__WHAT YOU SHOULD DO__: Your job is to retype all of the data word for word, leaving every image out.

__DATASET EXCERPT__:
= = = = =

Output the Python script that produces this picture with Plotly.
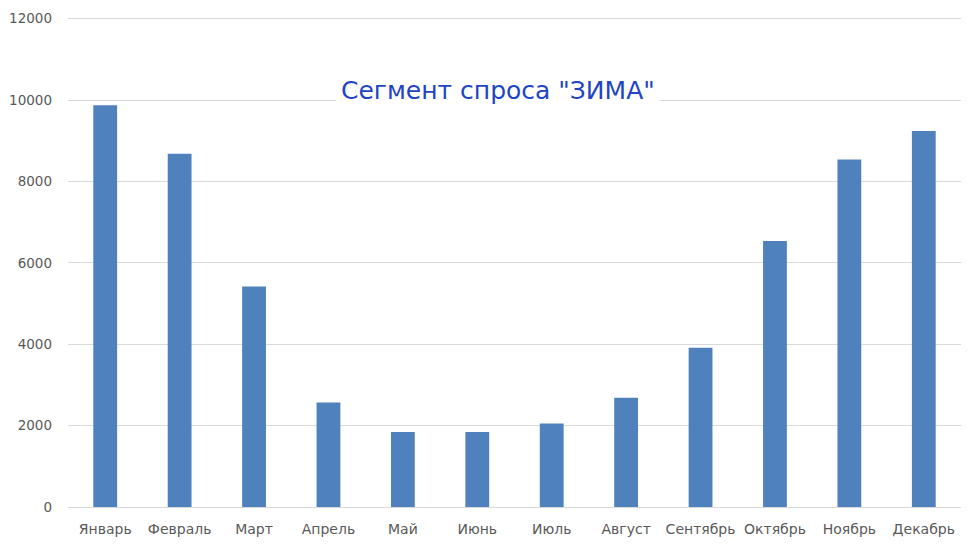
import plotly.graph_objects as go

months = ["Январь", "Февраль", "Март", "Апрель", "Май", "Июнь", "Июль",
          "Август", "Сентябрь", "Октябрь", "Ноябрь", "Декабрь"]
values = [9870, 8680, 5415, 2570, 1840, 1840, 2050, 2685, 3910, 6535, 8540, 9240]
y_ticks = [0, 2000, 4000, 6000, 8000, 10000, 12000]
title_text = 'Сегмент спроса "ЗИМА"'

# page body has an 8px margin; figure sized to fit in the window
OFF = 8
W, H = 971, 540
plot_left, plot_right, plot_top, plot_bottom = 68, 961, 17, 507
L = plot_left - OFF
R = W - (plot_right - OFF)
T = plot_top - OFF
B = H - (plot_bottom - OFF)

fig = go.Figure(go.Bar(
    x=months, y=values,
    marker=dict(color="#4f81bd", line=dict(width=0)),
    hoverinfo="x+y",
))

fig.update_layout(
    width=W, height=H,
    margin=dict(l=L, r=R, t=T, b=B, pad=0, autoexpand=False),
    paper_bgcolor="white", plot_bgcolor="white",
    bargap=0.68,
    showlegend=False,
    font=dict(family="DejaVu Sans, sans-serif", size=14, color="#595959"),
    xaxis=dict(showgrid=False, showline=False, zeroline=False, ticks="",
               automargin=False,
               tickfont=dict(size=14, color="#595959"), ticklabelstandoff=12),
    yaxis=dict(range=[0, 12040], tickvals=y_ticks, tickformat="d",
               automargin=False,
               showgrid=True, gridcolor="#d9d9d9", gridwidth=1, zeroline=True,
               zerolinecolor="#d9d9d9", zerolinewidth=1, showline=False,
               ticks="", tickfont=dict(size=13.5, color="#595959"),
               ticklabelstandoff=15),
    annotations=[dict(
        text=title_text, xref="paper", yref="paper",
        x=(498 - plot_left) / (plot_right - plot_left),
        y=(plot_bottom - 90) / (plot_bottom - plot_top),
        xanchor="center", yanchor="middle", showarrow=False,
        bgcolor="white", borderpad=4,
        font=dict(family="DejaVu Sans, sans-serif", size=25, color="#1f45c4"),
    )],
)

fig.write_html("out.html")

= = = = =

__TASK RESULT__:
Output the Python script that produces this picture with Plotly.
import plotly.graph_objects as go

months = ["Январь", "Февраль", "Март", "Апрель", "Май", "Июнь", "Июль",
          "Август", "Сентябрь", "Октябрь", "Ноябрь", "Декабрь"]
values = [9870, 8680, 5415, 2570, 1840, 1840, 2050, 2685, 3910, 6535, 8540, 9240]
y_ticks = [0, 2000, 4000, 6000, 8000, 10000, 12000]
title_text = 'Сегмент спроса "ЗИМА"'

# page body has an 8px margin; figure sized to fit in the window
OFF = 8
W, H = 971, 540
plot_left, plot_right, plot_top, plot_bottom = 68, 961, 17, 507
L = plot_left - OFF
R = W - (plot_right - OFF)
T = plot_top - OFF
B = H - (plot_bottom - OFF)

fig = go.Figure(go.Bar(
    x=months, y=values,
    marker=dict(color="#4f81bd", line=dict(width=0)),
    hoverinfo="x+y",
))

fig.update_layout(
    width=W, height=H,
    margin=dict(l=L, r=R, t=T, b=B, pad=0, autoexpand=False),
    paper_bgcolor="white", plot_bgcolor="white",
    bargap=0.68,
    showlegend=False,
    font=dict(family="DejaVu Sans, sans-serif", size=14, color="#595959"),
    xaxis=dict(showgrid=False, showline=False, zeroline=False, ticks="",
               automargin=False,
               tickfont=dict(size=14, color="#595959"), ticklabelstandoff=12),
    yaxis=dict(range=[0, 12040], tickvals=y_ticks, tickformat="d",
               automargin=False,
               showgrid=True, gridcolor="#d9d9d9", gridwidth=1, zeroline=True,
               zerolinecolor="#d9d9d9", zerolinewidth=1, showline=False,
               ticks="", tickfont=dict(size=13.5, color="#595959"),
               ticklabelstandoff=15),
    annotations=[dict(
        text=title_text, xref="paper", yref="paper",
        x=(498 - plot_left) / (plot_right - plot_left),
        y=(plot_bottom - 90) / (plot_bottom - plot_top),
        xanchor="center", yanchor="middle", showarrow=False,
        bgcolor="white", borderpad=4,
        font=dict(family="DejaVu Sans, sans-serif", size=25, color="#1f45c4"),
    )],
)

fig.write_html("out.html")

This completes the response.